Catalyst 9000 also comes with new software used to manage the systems, called DNA Center, which provides a kind of digital dashboard for all the devices connected to a corporate network. The software streamlines what technicians need to do, which previously involved typing in an arcane set of text commands for each networking device to configure and make changes to a network. Cisco estimates that it has taught that skill to more than six million people over the years, building customer loyalty through their investment in training.

But the labor to manage that complexity has turned into a liability, Mr. Robbins said. Companies often spend $15 in operating costs over five years for each dollar spent on network technology, he said.

Seth Price, who manages networks operated by Durham County, N.C., estimated that DNA Center and other Cisco software had reduced the time needed to resolve service problems by 80 percent. Finding and isolating a computer infected with malware — a job that once took months — now takes hours, he said.

DNA Center is also designed to improve security by making it easier to restrict what devices can communicate with one another. That was a key selling point for Children’s Hospital Los Angeles, which has to worry about protecting computers, medical instruments and other devices, said Steven Garske, its chief information officer. The hospital decided to buy 350 of the Catalyst devices last July.

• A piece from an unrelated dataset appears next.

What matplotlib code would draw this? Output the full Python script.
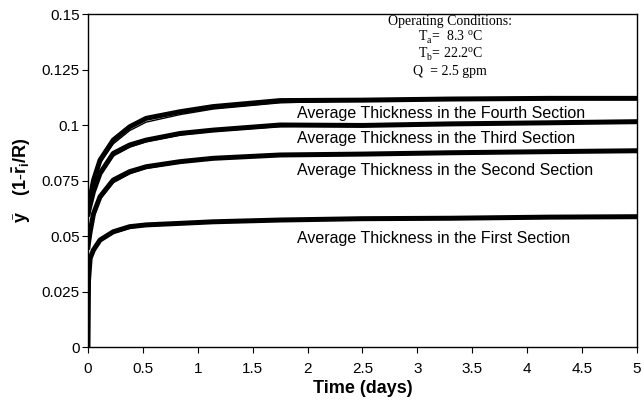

The latest Cisco technology works like “digital alchemy,” said Jerry Sheehan, chief information officer at Montana State University, which is also testing DNA Center.

Mr. Robbins still has plenty to think about. Rivals are promoting similar approaches, including the hardware makers Arista Networks, Hewlett Packard Enterprise, Juniper Networks and Huawei of China, while software specialists include VMware, Cumulus Networks and Apstra.